Edgar Percy Dring (18 March 1896 – 17 December 1955) was an Australian politician. He was a member of the New South Wales Legislative Assembly from 1941 until his death in 1955. He was a member of the Labor Party (ALP).

Dring was born in Gol Gol, New South Wales. He was the son of a farmer and was educated at Gol Gol Public School and Hereford House teacher training school in Sydney. He taught in several high schools in Sydney and rural New South Wales and was elected as a councillor on Parkes Shire Council from 1947 to 1953. After losing at the 1938 election, Dring was elected to the New South Wales Parliament at the subsequent election as the Labor Party member for Ashburnham.
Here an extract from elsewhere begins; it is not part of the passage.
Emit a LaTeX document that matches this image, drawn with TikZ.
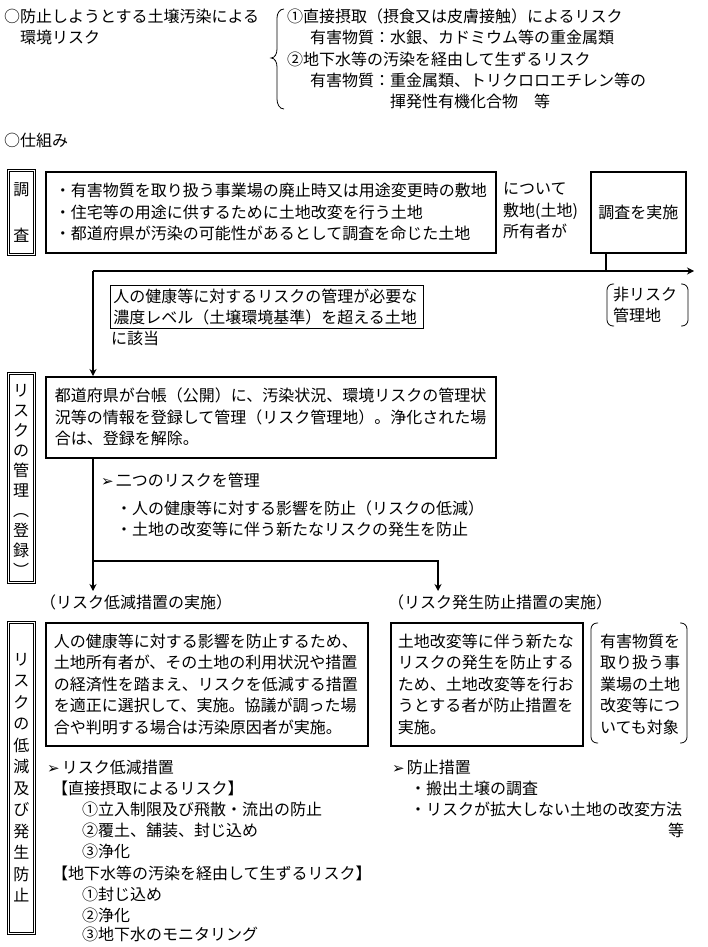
\documentclass[tikz,border=0pt]{standalone}
\usepackage{fontspec}
\setmainfont{Noto Sans CJK JP}
\newfontfamily\dv{DejaVu Sans}
\usetikzlibrary{arrows.meta}
\newcommand\jpsz{\fontsize{16}{21.5}\selectfont}
\newcommand\mk{{\dv\fontsize{15}{15}\selectfont ➢}\hspace{2pt}}
\begin{document}
\begin{tikzpicture}[x=1pt,y=-1pt,
  jp/.style={font=\jpsz, inner sep=0pt},
  tx/.style={jp, anchor=west},
  bx/.style={jp, draw, line width=1.6pt, anchor=north west, inner xsep=9pt, align=left},
  thinbx/.style={jp, draw, line width=0.8pt, anchor=north west, inner xsep=3pt, align=left},
  lab/.style={draw, line width=0.6pt, double, double distance=1.6pt, anchor=north west, inner sep=0pt},
  vt/.style={jp, align=center},
  ln/.style={line width=1.6pt},
  ar/.style={line width=1.6pt, -{Stealth[length=7pt,width=7pt]}},
  paren/.style={line width=0.8pt, rounded corners=6pt}
]
\useasboundingbox[fill=white] (0,0) rectangle (707,947);

% header
\node[tx] (t1) at (4,16) {○防止しようとする土壌汚染による};
\node[tx] (t2) at (20,37) {環境リスク};
\draw[line width=0.8pt] (284,9) to[out=180,in=90] (277,18) -- (277,49) to[out=-90,in=0] (271,58)
  to[out=0,in=90] (277,67) -- (277,99) to[out=-90,in=180] (284,109);
\node[tx] (r1) at (287,16) {①直接摂取（摂食又は皮膚接触）によるリスク};
\node[tx] (r2) at (310,37) {有害物質：水銀、カドミウム等の重金属類};
\node[tx] (r3) at (287,59) {②地下水等の汚染を経由して生ずるリスク};
\node[tx] (r4) at (310,80) {有害物質：重金属類、トリクロロエチレン等の};
\node[tx] (r5) at (390,101) {揮発性有機化合物　等};

\node[tx] (sk) at (4,140) {○仕組み};

% survey row
\node[lab, minimum width=26, minimum height=84] (L1) at (8,170) {};
\node[vt, font=\fontsize{16}{46}\selectfont] (L1t) at (L1.center) {調\\査};
\node[bx, minimum width=450, minimum height=81, text width=432] (B1) at (45,171)
  {・有害物質を取り扱う事業場の廃止時又は用途変更時の敷地\\・住宅等の用途に供するために土地改変を行う土地\\・都道府県が汚染の可能性があるとして調査を命じた土地};
\node[jp, align=left, anchor=west] (own) at (503,211) {について\\敷地(土地)\\所有者が};
\node[bx, minimum width=95, minimum height=81, inner xsep=0pt, align=center] (J) at (590,171) {調査を実施};

\coordinate (hL) at (93,271);
\coordinate (hR) at (694,271);
\coordinate (hJ) at (606,271);

\node[thinbx, minimum width=313, minimum height=43, text width=307] (K) at (110,285)
  {人の健康等に対するリスクの管理が必要な\\濃度レベル（土壌環境基準）を超える土地};
\node[tx] (K2) at (111,338) {に該当};

\draw[paren] (614,284) -- (607,284) -- (607,326) -- (614,326);
\draw[paren] (681,284) -- (688,284) -- (688,326) -- (681,326);
\node[jp, align=left, anchor=west] (NR) at (613,305) {非リスク\\管理地};

% management row
\node[lab, minimum width=26, minimum height=209] (L2) at (8,373) {};
\node[vt, font=\fontsize{16}{20}\selectfont] (L2t) at (21,480) {リ\\ス\\ク\\の\\管\\理\\︵\\登\\録\\︶};
\node[bx, minimum width=450, minimum height=81, text width=432] (B2) at (45,376)
  {都道府県が台帳（公開）に、汚染状況、環境リスクの管理状\\況等の情報を登録して管理（リスク管理地）。浄化された場\\合は、登録を解除。};

\draw[ln] (J.south -| hJ) -- (hJ);
\draw[ar] (hL) -- (hR);
\draw[ar] (hL) -- (B2.north -| hL);

\node[tx] (m1) at (101,480) {\mk 二つのリスクを管理};
\node[tx] (m2) at (116,508) {・人の健康等に対する影響を防止（リスクの低減）};
\node[tx] (m3) at (116,529) {・土地の改変等に伴う新たなリスクの発生を防止};

\coordinate (v2) at (93,561);
\coordinate (h2) at (438,561);
\coordinate (a1) at (93,591);
\coordinate (a2) at (438,591);
\draw[ar] (B2.south -| v2) -- (a1);
\draw[ar] (v2) -- (h2) -- (a2);

\node[tx] (s1) at (40,602) {（リスク低減措置の実施）};
\node[tx] (s2) at (388,602) {（リスク発生防止措置の実施）};

% reduction row
\node[lab, minimum width=26, minimum height=311] (L3) at (8,622) {};
\node[vt] (L3t) at (L3.center) {リ\\ス\\ク\\の\\低\\減\\及\\び\\発\\生\\防\\止};
\node[bx, minimum width=322, minimum height=123, text width=306, inner xsep=8pt] (B3) at (45,622)
  {人の健康等に対する影響を防止するため、\\土地所有者が、その土地の利用状況や措置\\の経済性を踏まえ、リスクを低減する措置\\を適正に選択して、実施。協議が調った場\\合や判明する場合は汚染原因者が実施。};
\node[bx, minimum width=192, minimum height=123, text width=178, inner xsep=7pt] (B4) at (390,622)
  {土地改変等に伴う新たな\\リスクの発生を防止する\\ため、土地改変等を行お\\うとする者が防止措置を\\実施。};
\draw[paren] (598,623) -- (591,623) -- (591,743) -- (598,743);
\draw[paren] (680,623) -- (687,623) -- (687,743) -- (680,743);
\node[jp, align=left, anchor=west] (P) at (600,684) {有害物質を\\取り扱う事\\業場の土地\\改変等につ\\いても対象};

% lists
\node[tx] (l1) at (47,767) {\mk リスク低減措置};
\node[tx] (l2) at (52,788) {【直接摂取によるリスク】};
\node[tx] (l3) at (82,809) {①立入制限及び飛散・流出の防止};
\node[tx] (l4) at (82,830) {②覆土、舗装、封じ込め};
\node[tx] (l5) at (82,851) {③浄化};
\node[tx] (l6) at (52,873) {【地下水等の汚染を経由して生ずるリスク】};
\node[tx] (l7) at (82,894) {①封じ込め};
\node[tx] (l8) at (82,915) {②浄化};
\node[tx] (l9) at (82,934) {③地下水のモニタリング};

\node[tx] (q1) at (392,767) {\mk 防止措置};
\node[tx] (q2) at (410,788) {・搬出土壌の調査};
\node[tx] (q3) at (410,809) {・リスクが拡大しない土地の改変方法};
\node[tx] (q4) at (668,830) {等};
\end{tikzpicture}
\end{document}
He defeated the incumbent Country Party member Hilton Elliott. He retained the seat at the next 2 elections but the electorate was abolished by a re-distribution prior to the 1950 election. He stood for the urban seat of
Auburn and defeated the Lang Labor incumbent Chris Lang, the son of party founder Jack Lang. He retained the seat until his death in 1955. Following his death, the seat became vacant for 4 months prior to the following 1956 election. He did not hold ministerial or parliamentary office but was the secretary of the parliamentary Labor Party caucus from 1947 until 1953.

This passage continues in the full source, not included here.